BACKGROUND OF THE INVENTIONThe present invention relates in general to connectors for electronic systems. More particularly, the invention relates to various implementations of and methods of manufacture for connector systems that connect portable or handheld devices to other electronic devices.
The last half decade has witnessed a rapid proliferation of handheld consumer electronic devices such as mobile phones, digital media players, personal digital assistants and the like. The connector technology that enables electrical interconnection between these devices and other electronic systems such as host computers, accessories and power supplies, has evolved to meet the various requirements of these systems from electrical specifications and interface protocols to form factor. A good example of a highly versatile connector system can be found in the 30-pin connector platform various aspects of which are described in the above-referenced issued patent and pending patent applications. A vast array of electronic devices has been developed incorporating the 30-pin connector platform as the primary means for providing electrical interconnectivity. As the industry evolves, subsequent generations of devices for new and old applications rely on backward compatibility of the connector platform in order to interface and operate with existing devices. On the other hand, the ever present demand for reducing the size of electronic devices or otherwise modifying their structure for other industrial design considerations, particularly in the handheld consumer electronics market, often requires a redesign of many aspects of the device including the connectors. There is therefore a need for improved connector systems that meet the challenges presented by these competing demands.
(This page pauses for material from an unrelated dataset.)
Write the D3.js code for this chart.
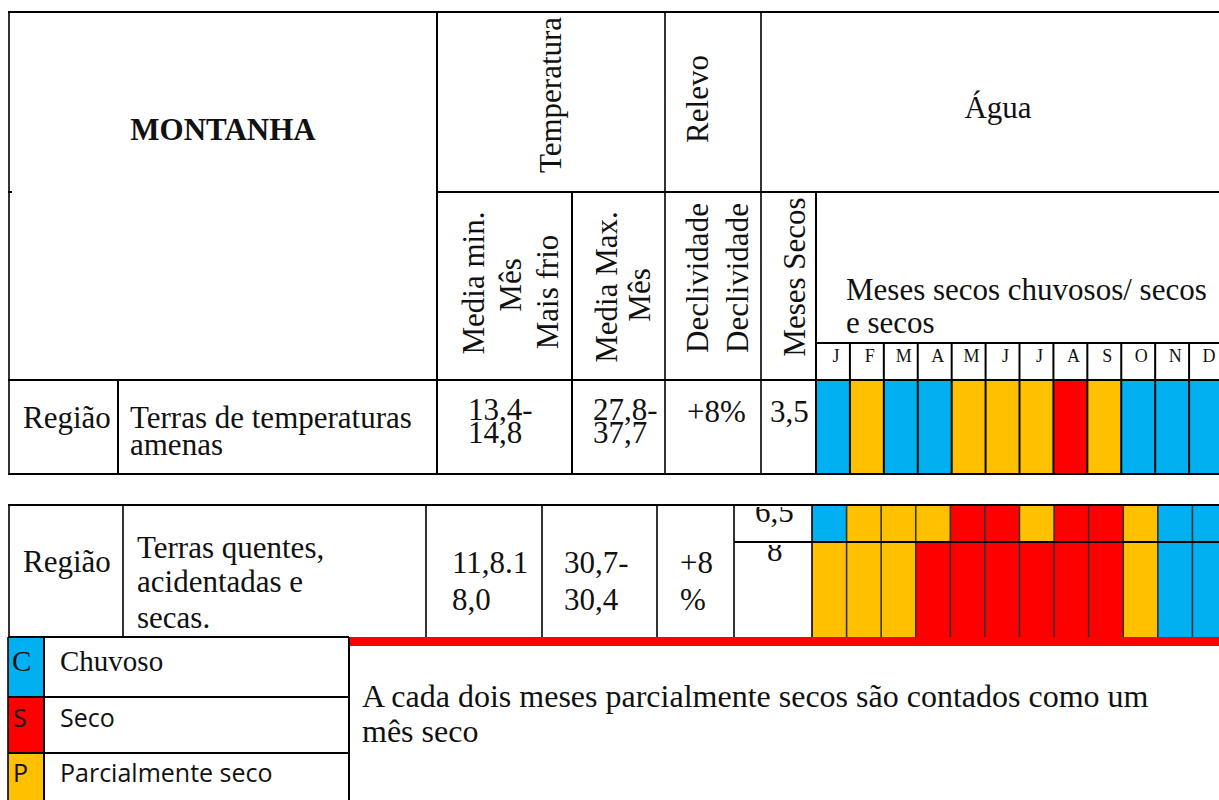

BRIEF SUMMARYVarious embodiments of the present invention provide improved connector systems with more compact and monolithic design while maintaining backward compatibility. In one embodiment, alignment posts on the two sides of a plug connector are substantially removed and the remaining connector shell reshaped so as to preserve alignment capability. The reshaped connector includes, in one embodiment, a shell that is made of a single sheet of conductive material wrapped around the connector forming a single seam. Other pre-existing features such as alignment grooves and some or all springy raised tabs can be eliminated resulting in a more compact and monolithic structure for the connector without impacting functionality or backward compatibility. In another embodiment, a trim ring is molded to the base of the connector to form an integrated unit with the connector. The integrated unit can result in reduced size for the connector when it is incorporated into other devices such as a docking station. In yet another embodiment, a printed circuit board is integrated into the boot of a connector assembly to act as an intermediate connection mechanism between the cable wires and the connector pins. Other functionality such as identification circuitry or electrostatic discharge protection circuitry can be incorporated on to the integrated printed circuit board.
Accordingly, in one embodiment, the present invention provides a plug connector for use in a connector system having a receptacle connector, the receptacle connector having alignment projections projecting toward an interior of a box shaped housing of the receptacle connector, the plug connector including: a body having a bottom plate with a width W, a top plate with a width W′ that is smaller than W, a first side plate and a second side plate each having a step to accommodate the width differential between the top and bottom plates, wherein the first and second side plates are smaller relative to the top and bottom plates providing a substantially flat body; and an array of electrodes extending in the direction of the depth of the body and being positionally secured by insulating material to an interior surface of the bottom plate of the body leaving an insertion cavity in the interior of the body between the array of electrodes and the top plate, wherein the steps in the first and second side plates are aligned with the alignment projections of the receptacle connector to guide insertion of the plug connector into the receptacle connector housing. The plug connector further includes a shell that is made of a single sheet of conductive material wrapped around the body.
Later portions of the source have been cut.